*YOUR INSTRUCTIONS*. Wherever the string "with" appears in a line, extract that line.

(Charts and diagrams as code)
-=-=-
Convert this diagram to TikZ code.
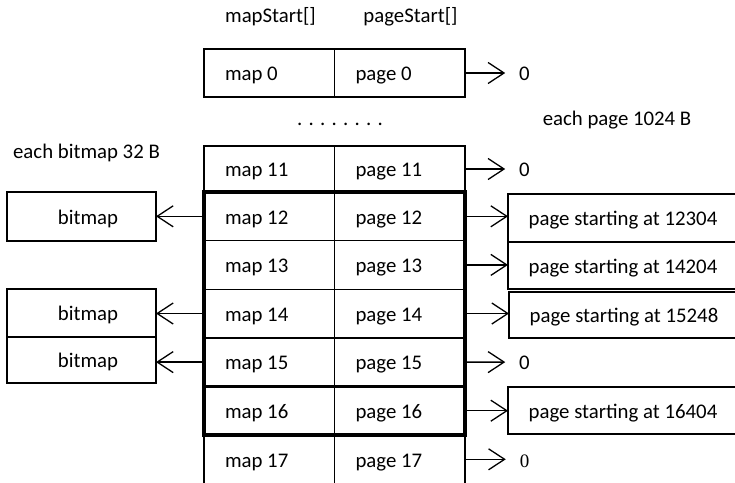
\documentclass[tikz,border=0pt]{standalone}
\usepackage{fontspec}
\setmainfont{Carlito}
\newfontfamily\serifdigits{Liberation Serif}
\usetikzlibrary{arrows.meta}

\begin{document}
\begin{tikzpicture}[x=1pt, y=-1pt,
  txt/.style={font=\fontsize{20.8}{24}\selectfont, text height=15.6pt, text depth=0pt, inner ysep=0pt},
  lbl/.style={font=\fontsize{20.8}{24}\selectfont, inner sep=0pt, anchor=base},
  cell/.style={txt, draw, line width=1.4pt, outer sep=0pt, anchor=north west,
    align=flush left, inner xsep=21pt, text width=88.5pt, minimum height=#1},
  opencell/.style={txt, outer sep=0pt, anchor=north west,
    align=flush left, inner xsep=21pt, text width=88.5pt, minimum height=#1},
  bitbox/.style={txt, draw, line width=1.4pt, outer sep=0pt, anchor=north west,
    minimum width=149pt, minimum height=#1},
  pagebox/.style={txt, draw, line width=1.4pt, outer sep=0pt, anchor=north west,
    minimum width=230pt, minimum height=#1},
  zero/.style={txt, inner xsep=14pt, outer sep=0pt},
  ptr/.style={line width=1.3pt, -{Straight Barb[length=16pt,width=21pt]}}
]
\useasboundingbox (0,0) rectangle (735,482);

% column headings and notes
\node[lbl] (hmap) at (270.5,22.5) {mapStart[]};
\node[lbl] (hpage) at (410.5,22.5) {pageStart[]};
\node[lbl] (dots) at (340,125.5) {. . . . . . . .};
\node[lbl] (notepage) at (617,125) {each page 1024 B};
\node[lbl] (notebit) at (86.5,158.3) {each bitmap 32 B};

% entry 0
\node[cell=48pt] (m0) at (204,49) {map 0};
\node[cell=48pt] (p0) at (334.5,49) {page 0};

% entry 11
\node[cell=46pt] (m11) at (204,146) {map 11};
\node[cell=46pt] (p11) at (334.5,146) {page 11};

% entries 12 to 16
\foreach \n [count=\i from 0] in {12,13,14,15,16} {
  \node[cell=48.6pt] (m\n) at (204,{192+48.6*\i}) {map \n};
  \node[cell=48.6pt] (p\n) at (334.5,{192+48.6*\i}) {page \n};
}

% entry 17, open at the bottom
\node[opencell=48.6pt] (m17) at (204,435) {map 17};
\node[opencell=48.6pt] (p17) at (334.5,435) {page 17};
\draw[line width=1.4pt] (m17.north west) -- (m17.south west)
  (m17.north east) -- (m17.south east)
  (p17.north east) -- (p17.south east);

% heavy frame round entries 12 to 16
\draw[line width=2.6pt] (m16.north west) -- (p16.north east);
\draw[line width=4pt] (m12.north west) rectangle (p16.south east);

% bitmaps
\node[bitbox=49pt] (bm1) at (7,192) {\hspace*{13pt}bitmap};
\node[bitbox=48pt] (bm2) at (7,289) {\hspace*{13pt}bitmap};
\node[bitbox=46pt] (bm3) at (7,337) {\hspace*{13pt}bitmap};

% pages
\node[pagebox=48pt] (r1) at (508,194) {page starting at 12304};
\node[pagebox=47pt] (r2) at (508,242) {page starting at 14204};
\node[pagebox=46pt] (r3) at (509,292) {page starting at 15248};
\node[pagebox=47pt] (r4) at (508,387) {page starting at 16404};

% null pointers
\node[zero] (z0) at (524.5,73) {0};
\node[zero] (z11) at (524.5,169) {0};
\node[zero] (z15) at (524.5,362.1) {0};
\node[zero, font=\serifdigits\fontsize{19}{22}\selectfont] (z17) at (524.5,459.3) {0};

% pointers to the right
\draw[ptr] (p0.east) -- (z0.west);
\draw[ptr] (p11.east) -- (z11.west);
\draw[ptr] (p12.east) -- (p12.east -| r1.west);
\draw[ptr] (p13.east) -- (p13.east -| r2.west);
\draw[ptr] (p14.east) -- (p14.east -| r3.west);
\draw[ptr] (p15.east) -- (z15.west);
\draw[ptr] (p16.east) -- (p16.east -| r4.west);
\draw[ptr] (p17.east) -- (z17.west);

% pointers to the left
\draw[ptr] (m12.west) -- (m12.west -| bm1.east);
\draw[ptr] (m14.west) -- (m14.west -| bm2.east);
\draw[ptr] (m15.west) -- (m15.west -| bm3.east);
\end{tikzpicture}
\end{document}
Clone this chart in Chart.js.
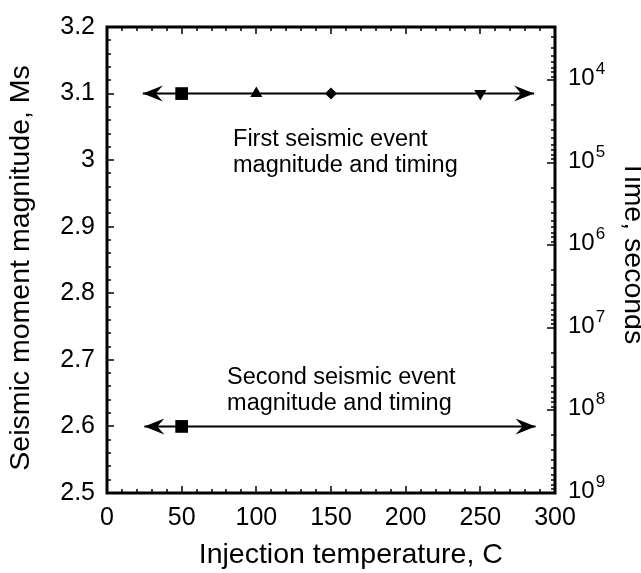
<!DOCTYPE html>
<html>
<head>
<meta charset="utf-8">
<script src="https://cdn.jsdelivr.net/npm/chart.js@4/dist/chart.umd.min.js"></script>
<style>
  html, body { margin: 0; padding: 0; background: #fff; }
  canvas { display: block; }
</style>
</head>
<body>
<canvas id="chart" width="641" height="573"></canvas>
<script>
// data
const firstTemps = [50, 100, 150, 250];
const firstMagnitudes = [3.1, 3.1, 3.1, 3.1];
const secondTemps = [50];
const secondMagnitudes = [2.6];
const firstSpan = [24, 286];   // arrow ends, injection temperature C
const secondSpan = [25, 287];

const tempRange = [0, 300];
const magnitudeRange = [2.5, 3.2];
const timeRange = [2250, 1e9];
const timeTicks = [1e4, 1e5, 1e6, 1e7, 1e8, 1e9];
const timeTickExponents = ['4', '5', '6', '7', '8', '9'];

const notes = [
  { x: 84.4, y: 3.021, lines: ['First seismic event', 'magnitude and timing'] },
  { x: 80.4, y: 2.664, lines: ['Second seismic event', 'magnitude and timing'] }
];

const FONT = "'Liberation Sans', Arial, sans-serif";

// frame, inward tick marks, time labels, arrow heads and text notes
const decorations = {
  id: 'decorations',
  afterDatasetsDraw(chart) {
    const { ctx, chartArea: a, scales } = chart;
    const x = scales.x, y = scales.y, y2 = scales.y2;
    ctx.save();
    ctx.strokeStyle = '#000';
    ctx.fillStyle = '#000';
    ctx.lineWidth = 1.5;
    const seg = (x1, y1, x2, y2_) => { ctx.beginPath(); ctx.moveTo(x1, y1); ctx.lineTo(x2, y2_); ctx.stroke(); };

    // x ticks (bottom and top)
    for (let v = tempRange[0]; v <= tempRange[1]; v += 10) {
      const px = Math.round(x.getPixelForValue(v));
      const len = v % 50 === 0 ? 7 : 4;
      seg(px, a.bottom, px, a.bottom - len);
      seg(px, a.top, px, a.top + len);
    }
    // left ticks
    for (let i = 0; i <= 35; i++) {
      const v = magnitudeRange[0] + i * 0.02;
      const py = Math.round(y.getPixelForValue(v));
      const len = i % 5 === 0 ? 7 : 4;
      seg(a.left, py, a.left + len, py);
    }
    // right log ticks
    for (let e = 3; e <= 9; e++) {
      for (let k = 1; k <= 9; k++) {
        const v = k * Math.pow(10, e);
        if (v < timeRange[0] || v > timeRange[1]) continue;
        const py = Math.round(y2.getPixelForValue(v));
        const len = k === 1 ? 8 : 4;
        seg(a.right, py, a.right - len, py);
      }
    }

    // right labels, 10 with a raised exponent
    ctx.textAlign = 'left';
    ctx.textBaseline = 'middle';
    timeTicks.forEach((v, i) => {
      const py = y2.getPixelForValue(v) - 2;
      const lx = a.right + 13;
      ctx.font = '24px ' + FONT;
      ctx.fillText('10', lx, py);
      const w = ctx.measureText('10').width;
      ctx.font = '17px ' + FONT;
      ctx.fillText(timeTickExponents[i], lx + w + 1, py - 9);
    });

    // arrow heads
    const head = (tipX, tipY, dir) => {
      ctx.beginPath();
      ctx.moveTo(tipX, tipY);
      ctx.lineTo(tipX + dir * 20, tipY - 8);
      ctx.lineTo(tipX + dir * 13, tipY);
      ctx.lineTo(tipX + dir * 20, tipY + 8);
      ctx.closePath();
      ctx.fill();
    };
    [[firstSpan, firstMagnitudes[0]], [secondSpan, secondMagnitudes[0]]].forEach(([span, m]) => {
      const py = y.getPixelForValue(m);
      head(x.getPixelForValue(span[0]), py, 1);
      head(x.getPixelForValue(span[1]), py, -1);
    });

    // notes
    ctx.font = '23.5px ' + FONT;
    ctx.textAlign = 'left';
    ctx.textBaseline = 'alphabetic';
    notes.forEach(n => {
      const px = x.getPixelForValue(n.x), py = y.getPixelForValue(n.y);
      n.lines.forEach((t, i) => ctx.fillText(t, px, py + i * 26));
    });

    // frame
    ctx.lineWidth = 3;
    ctx.strokeRect(a.left, a.top, a.width, a.height);
    ctx.restore();
  }
};

new Chart(document.getElementById('chart'), {
  type: 'scatter',
  data: {
    datasets: [
      {
        label: 'First event',
        data: firstTemps.map((t, i) => ({ x: t, y: firstMagnitudes[i] })),
        pointStyle: ['rect', 'triangle', 'rectRot', 'triangle'],
        rotation: [0, 0, 0, 180],
        pointRadius: [9, 7, 6, 7],
        backgroundColor: '#000', borderColor: '#000', borderWidth: 0,
        yAxisID: 'y'
      },
      {
        label: 'Second event',
        data: secondTemps.map((t, i) => ({ x: t, y: secondMagnitudes[i] })),
        pointStyle: 'rect', pointRadius: 9,
        backgroundColor: '#000', borderColor: '#000', borderWidth: 0,
        yAxisID: 'y'
      },
      {
        label: 'First span',
        data: firstSpan.map(t => ({ x: t, y: firstMagnitudes[0] })),
        showLine: true, pointRadius: 0, borderColor: '#000', borderWidth: 2,
        yAxisID: 'y'
      },
      {
        label: 'Second span',
        data: secondSpan.map(t => ({ x: t, y: secondMagnitudes[0] })),
        showLine: true, pointRadius: 0, borderColor: '#000', borderWidth: 2,
        yAxisID: 'y'
      }
    ]
  },
  options: {
    responsive: false,
    animation: false,
    layout: { padding: { top: 24, left: 0, right: 0, bottom: 0 } },
    plugins: { legend: { display: false }, tooltip: { enabled: false } },
    scales: {
      x: {
        type: 'linear', position: 'bottom',
        min: tempRange[0], max: tempRange[1],
        grid: { display: false, drawTicks: false },
        border: { display: false },
        ticks: { stepSize: 50, color: '#000', padding: 10, font: { family: FONT, size: 25 } },
        // leading spaces push the title right as in the figure
        title: { display: true, text: '     Injection temperature, C', color: '#000',
                 font: { family: FONT, size: 28.5 }, padding: { top: 0, bottom: 1 } },
        afterFit: s => { s.height = 80; }
      },
      y: {
        type: 'linear', position: 'left',
        min: magnitudeRange[0], max: magnitudeRange[1],
        grid: { display: false, drawTicks: false },
        border: { display: false },
        ticks: { stepSize: 0.1, color: '#000', padding: 12, font: { family: FONT, size: 25 },
                 callback: v => String(+v.toFixed(2)) },
        title: { display: true, text: 'Seismic moment magnitude, Ms  ', color: '#000',
                 font: { family: FONT, size: 28.5 }, padding: { top: 4, bottom: 0 } },
        afterFit: s => { s.width = 107; }
      },
      y2: {
        type: 'logarithmic', position: 'right', reverse: true,
        min: timeRange[0], max: timeRange[1],
        grid: { display: false, drawTicks: false },
        border: { display: false },
        afterBuildTicks: s => { s.ticks = timeTicks.map(v => ({ value: v })); },
        ticks: { display: false },
        title: { display: true, text: 'Time, seconds  ', color: '#000',
                 font: { family: FONT, size: 28.5 }, padding: { top: -9, bottom: 0 } },
        afterFit: s => { s.width = 86; }
      }
    }
  },
  plugins: [decorations]
});
</script>
</body>
</html>
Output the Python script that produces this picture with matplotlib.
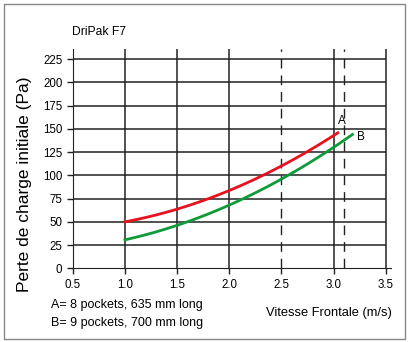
import matplotlib.pyplot as plt
from matplotlib.patches import Rectangle
import numpy as np

plt.rcParams['font.family'] = ['Liberation Sans', 'DejaVu Sans']

# curve A: 8 pockets, 635 mm long
vel_a = [1.0, 1.5, 2.0, 2.5, 3.0, 3.04]
dp_a = [50, 63.5, 84, 110, 141.5, 147]
# curve B: 9 pockets, 700 mm long
vel_b = [1.0, 1.5, 2.0, 2.5, 3.0, 3.18]
dp_b = [31, 45.5, 68, 97, 129, 144.5]

x_ticks = [0.5, 1.0, 1.5, 2.0, 2.5, 3.0, 3.5]
y_ticks = [0, 25, 50, 75, 100, 125, 150, 175, 200, 225]
solid_v = [1.0, 1.5, 2.0, 3.0, 3.5]
dashed_v = [2.5, 3.1]

fig = plt.figure(figsize=(4.09, 3.42), dpi=100)
ax = fig.add_axes([0.178, 0.2155, 0.778, 0.6415])

# smooth the curves with a quadratic fit through the read points
def smooth(xs, ys):
    c = np.polyfit(xs, ys, 2)
    xx = np.linspace(xs[0], xs[-1], 100)
    return xx, np.polyval(c, xx)

ax.set_xlim(0.5, 3.55)
ax.set_ylim(0, 236)

ax.hlines(y_ticks[1:], 0.5, 3.5, color='#222222', lw=1.1, zorder=1)
for v in solid_v:
    ax.axvline(v, color='#222222', lw=1.1, zorder=1)
for v in dashed_v:
    ax.axvline(v, color='#222222', lw=1.0, ls=(0, (7, 5)), zorder=1)

xa, ya = smooth(vel_a, dp_a)
xb, yb = smooth(vel_b, dp_b)
ax.plot(xa, ya, color='#e8121e', lw=2, zorder=3)
ax.plot(xb, yb, color='#0f9a3a', lw=2, zorder=3)
ax.text(3.08, 152, 'A', fontsize=8.5, ha='center', va='bottom')
ax.text(3.22, 141, 'B', fontsize=8.5, ha='left', va='center')

ax.set_xticks(x_ticks)
ax.set_xticklabels(['%.1f' % v for v in x_ticks])
ax.set_yticks(y_ticks)
ax.tick_params(labelsize=8.3, length=4, width=1, direction='out', color='#222222')
for s in ['top', 'right']:
    ax.spines[s].set_visible(False)
for s in ['left', 'bottom']:
    ax.spines[s].set_color('#222222')

fig.text(0.176, 0.905, 'DriPak F7', fontsize=8.7, ha='left', va='center')
fig.text(0.06, 0.462, 'Perte de charge initiale (Pa)', fontsize=12.5,
         rotation=90, ha='center', va='center')
fig.text(0.958, 0.085, 'Vitesse Frontale (m/s)', fontsize=9.3,
         ha='right', va='center')
fig.text(0.125, 0.108, 'A= 8 pockets, 635 mm long', fontsize=9,
         ha='left', va='center')
fig.text(0.125, 0.055, 'B= 9 pockets, 700 mm long', fontsize=9,
         ha='left', va='center')

fig.add_artist(Rectangle((0.01, 0.01), 0.98, 0.978, transform=fig.transFigure,
                         fill=False, edgecolor='#888888', lw=1))

fig.savefig('out.png', dpi=100)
-=-=-
*REPLY TO THE TASK*.
    // right labels, 10 with a raised exponent
Output the Python script that produces this picture with matplotlib.
# smooth the curves with a quadratic fit through the read points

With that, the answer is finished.